Common Weekly Cleaning Mistakes That Waste Time-and How to Fix Them

One of the biggest weekly cleaning mistakes is starting without a plan. If you walk from room to room wiping random surfaces, you lose time switching tools and repeating tasks. Use a simple task app like Todoist to group jobs by zone: kitchen, bathrooms, floors, laundry, and trash.

Another time-waster is cleaning in the wrong order. Always work top to bottom: dust shelves, wipe counters, then vacuum or mop floors last. I’ve seen busy households vacuum first, then shake crumbs from the dining table five minutes later-small mistake, but it doubles the work.

  • Using too many products: A quality all-purpose cleaner, microfiber cloths, glass cleaner, and disinfectant are usually enough for weekly home cleaning.
  • Ignoring maintenance tasks: Replace vacuum filters, rinse mop heads, and empty robot vacuum bins so your cleaning tools actually perform well.
  • Saving everything for one day: Split chores into 20-minute sessions to avoid burnout and reduce the need for expensive deep cleaning services.

Many people also scrub when they should let products sit. Bathroom cleaner, degreaser, and disinfecting sprays need contact time to break down soap scum, grease, and germs. Spray first, clean another area, then come back and wipe-it feels small, but it makes a weekly cleaning routine much faster.

Finally, don’t overlook smart equipment if your budget allows. A cordless vacuum, steam mop, or iRobot Roomba can reduce daily debris buildup, especially in homes with pets, kids, or high-traffic floors. The right tools cost less than frequent professional house cleaning and make your checklist easier to stick with.

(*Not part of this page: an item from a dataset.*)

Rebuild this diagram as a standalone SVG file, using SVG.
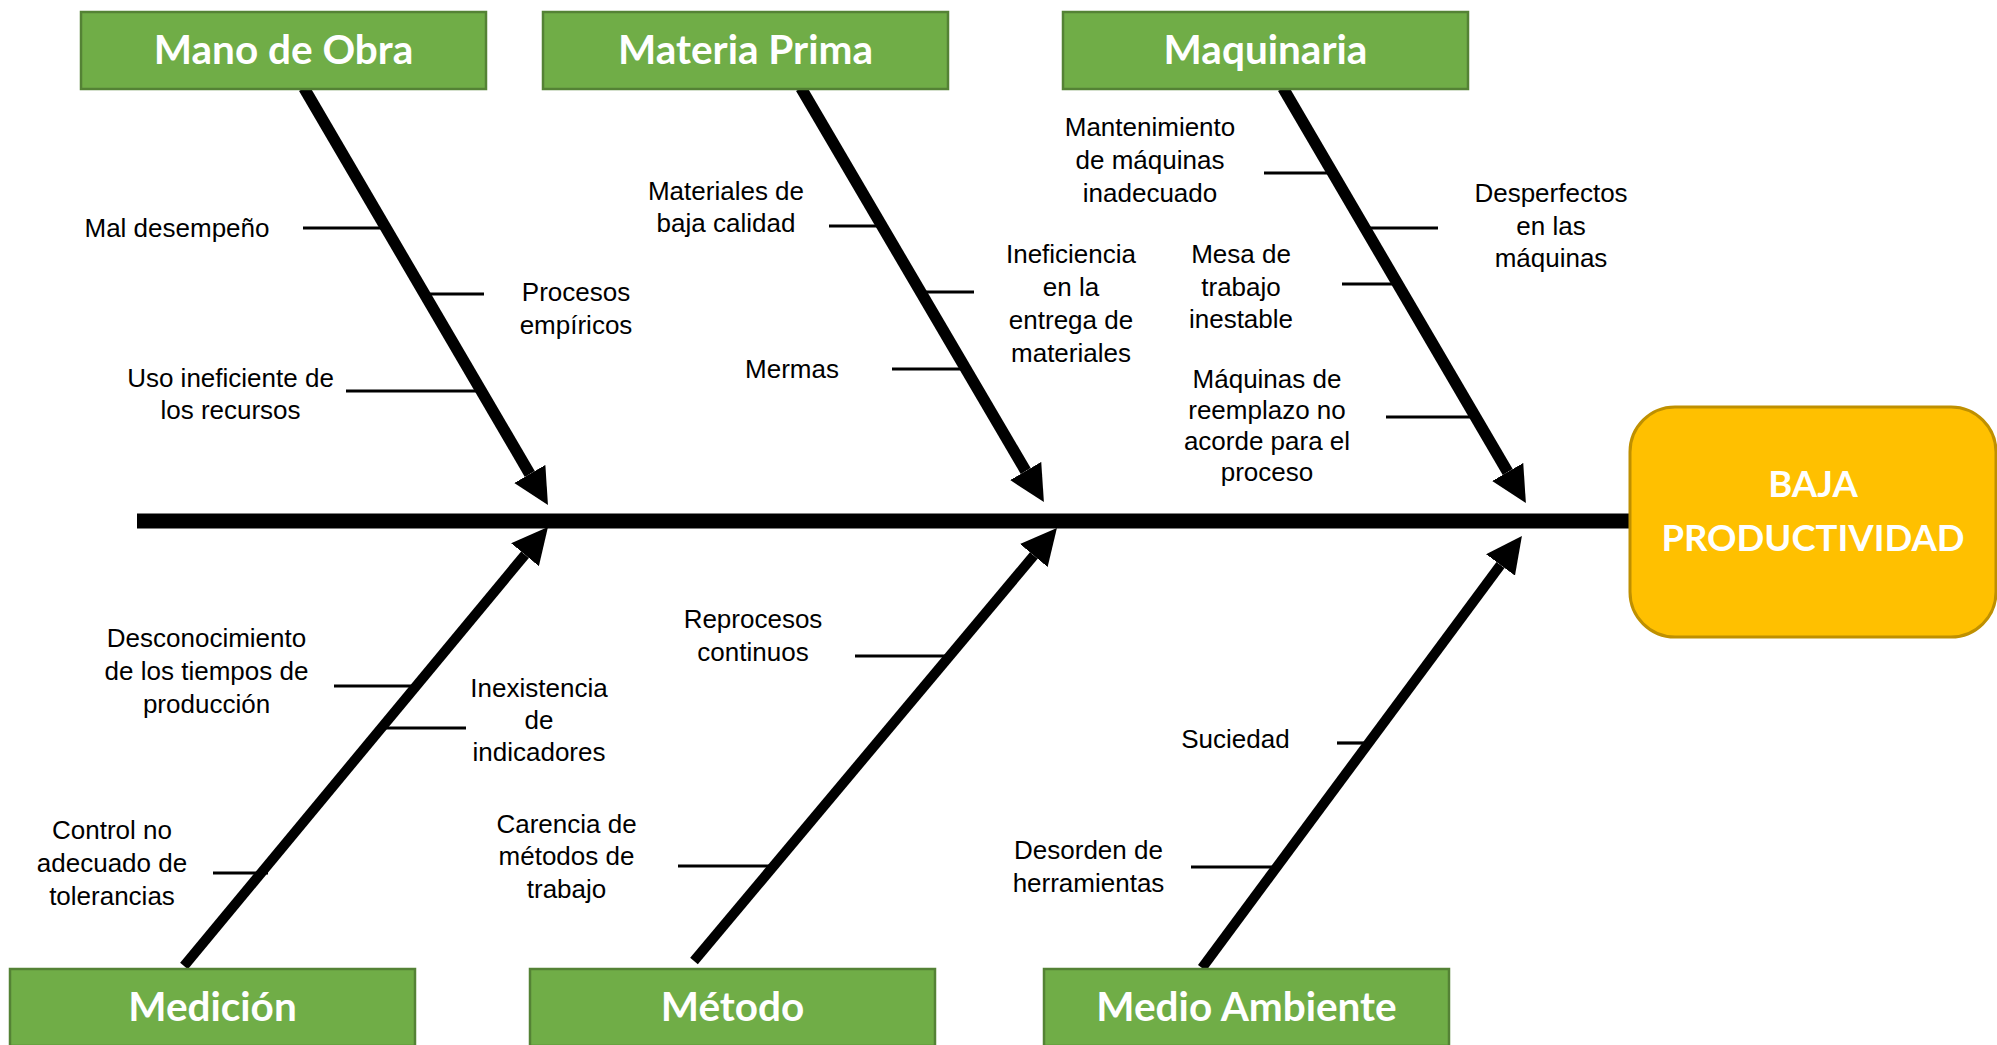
<svg xmlns="http://www.w3.org/2000/svg" width="1997" height="1045" viewBox="0 0 1997 1045">
<style>
.cat{fill:#70AD47;stroke:#548235;stroke-width:2.5}
.cat-t{font-family:Lato,"Open Sans",sans-serif;font-weight:bold;font-size:40.5px;fill:#fff;text-anchor:middle}
.eff-t{font-family:Lato,"Open Sans",sans-serif;font-weight:bold;font-size:36.5px;fill:#fff;text-anchor:middle}
.eff{fill:#FFC000;stroke:#BF9000;stroke-width:3}
.lbl{font-family:"Liberation Sans",Arial,sans-serif;font-size:26px;fill:#000;text-anchor:middle}
.bone{stroke:#000;stroke-width:11.5;fill:none;marker-end:url(#ah)}
.bone-b{stroke:#000;stroke-width:10;fill:none;marker-end:url(#ah)}
.tick{stroke:#000;stroke-width:3.2;fill:none}
.spine{stroke:#000;stroke-width:15}
</style>
<defs>
<marker id="ah" markerUnits="userSpaceOnUse" viewBox="0 0 36 36" markerWidth="36" markerHeight="36" refX="0" refY="18" orient="auto">
<path d="M0,0 L36,18 L0,36 z" fill="#000"/>
</marker>
</defs>
<rect width="1997" height="1045" fill="#fff"/>
<g id="connectors">
<line class="spine" x1="137" y1="521" x2="1632" y2="521"/>
<line class="bone" x1="304" y1="88" x2="529.8" y2="474"/>
<line class="bone" x1="801" y1="88" x2="1025.7" y2="471"/>
<line class="bone" x1="1283" y1="88" x2="1507.7" y2="472"/>
<line class="bone-b" x1="184" y1="966" x2="525" y2="554.7"/>
<line class="bone-b" x1="694" y1="961" x2="1033.8" y2="555.5"/>
<line class="bone-b" x1="1202" y1="968" x2="1500.5" y2="564.9"/>
<line class="tick" x1="303" y1="228" x2="385" y2="228"/>
<line class="tick" x1="424" y1="294" x2="484" y2="294"/>
<line class="tick" x1="346" y1="391" x2="481" y2="391"/>
<line class="tick" x1="829" y1="226" x2="881" y2="226"/>
<line class="tick" x1="920" y1="292" x2="974" y2="292"/>
<line class="tick" x1="892" y1="369" x2="968" y2="369"/>
<line class="tick" x1="1264" y1="173" x2="1332" y2="173"/>
<line class="tick" x1="1364" y1="228" x2="1438" y2="228"/>
<line class="tick" x1="1342" y1="284" x2="1397" y2="284"/>
<line class="tick" x1="1386" y1="417" x2="1475" y2="417"/>
<line class="tick" x1="334" y1="686" x2="416" y2="686"/>
<line class="tick" x1="381" y1="728" x2="466" y2="728"/>
<line class="tick" x1="213" y1="873" x2="268" y2="873"/>
<line class="tick" x1="855" y1="656" x2="949" y2="656"/>
<line class="tick" x1="678" y1="866" x2="772" y2="866"/>
<line class="tick" x1="1337" y1="743" x2="1368" y2="743"/>
<line class="tick" x1="1191" y1="867" x2="1276" y2="867"/>
</g>
<g id="mano-de-obra">
<rect class="cat" x="81" y="12" width="405" height="77"/>
<text class="cat-t" x="283.5" y="64">Mano de Obra</text>
<text class="lbl" x="177" y="237">Mal desempeño</text>
<text class="lbl" x="576" y="301">Procesos<tspan x="576" y="334">empíricos</tspan></text>
<text class="lbl" x="230.5" y="386.5">Uso ineficiente de<tspan x="230.5" y="419">los recursos</tspan></text>
</g>
<g id="materia-prima">
<rect class="cat" x="543" y="12" width="405" height="77"/>
<text class="cat-t" x="745.5" y="64">Materia Prima</text>
<text class="lbl" x="726" y="200">Materiales de<tspan x="726" y="232">baja calidad</tspan></text>
<text class="lbl" x="1071" y="263">Ineficiencia<tspan x="1071" y="296">en la</tspan><tspan x="1071" y="329">entrega de</tspan><tspan x="1071" y="362">materiales</tspan></text>
<text class="lbl" x="792" y="377.5">Mermas</text>
</g>
<g id="maquinaria">
<rect class="cat" x="1063" y="12" width="405" height="77"/>
<text class="cat-t" x="1265.5" y="64">Maquinaria</text>
<text class="lbl" x="1150" y="136">Mantenimiento<tspan x="1150" y="169">de máquinas</tspan><tspan x="1150" y="202">inadecuado</tspan></text>
<text class="lbl" x="1551" y="202">Desperfectos<tspan x="1551" y="234.5">en las</tspan><tspan x="1551" y="266.5">máquinas</tspan></text>
<text class="lbl" x="1241" y="263">Mesa de<tspan x="1241" y="296">trabajo</tspan><tspan x="1241" y="328">inestable</tspan></text>
<text class="lbl" x="1267" y="388">Máquinas de<tspan x="1267" y="419">reemplazo no</tspan><tspan x="1267" y="450">acorde para el</tspan><tspan x="1267" y="481">proceso</tspan></text>
</g>
<g id="medicion">
<rect class="cat" x="10" y="969" width="405" height="77"/>
<text class="cat-t" x="212.5" y="1021">Medición</text>
<text class="lbl" x="206.5" y="647">Desconocimiento<tspan x="206.5" y="680">de los tiempos de</tspan><tspan x="206.5" y="713">producción</tspan></text>
<text class="lbl" x="539" y="697">Inexistencia<tspan x="539" y="729">de</tspan><tspan x="539" y="761">indicadores</tspan></text>
<text class="lbl" x="112" y="839">Control no<tspan x="112" y="872">adecuado de</tspan><tspan x="112" y="905">tolerancias</tspan></text>
</g>
<g id="metodo">
<rect class="cat" x="530" y="969" width="405" height="77"/>
<text class="cat-t" x="732.5" y="1021">Método</text>
<text class="lbl" x="753" y="627.5">Reprocesos<tspan x="753" y="660.5">continuos</tspan></text>
<text class="lbl" x="566.5" y="832.5">Carencia de<tspan x="566.5" y="864.5">métodos de</tspan><tspan x="566.5" y="897.5">trabajo</tspan></text>
</g>
<g id="medio-ambiente">
<rect class="cat" x="1044" y="969" width="405" height="77"/>
<text class="cat-t" x="1246.5" y="1021">Medio Ambiente</text>
<text class="lbl" x="1235.5" y="748">Suciedad</text>
<text class="lbl" x="1088.5" y="859">Desorden de<tspan x="1088.5" y="892">herramientas</tspan></text>
</g>
<g id="baja-productividad">
<rect class="eff" x="1630" y="407" width="366" height="230" rx="45" ry="45"/>
<text class="eff-t" x="1813" y="497">BAJA</text>
<text class="eff-t" x="1813" y="551">PRODUCTIVIDAD</text>
</g>
</svg>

Key Takeaways & Next Steps

A weekly cleaning routine works best when it is realistic, not perfect. Choose a checklist you can finish consistently, even during busy weeks, and treat it as a tool for reducing stress rather than adding pressure. If your schedule is unpredictable, prioritize high-impact areas first: kitchens, bathrooms, floors, and clutter zones. Then adjust the rest based on your time, energy, and household needs. The right system is the one you will actually follow. Start small, stay consistent, and refine your routine until your home feels manageable, comfortable, and easy to maintain.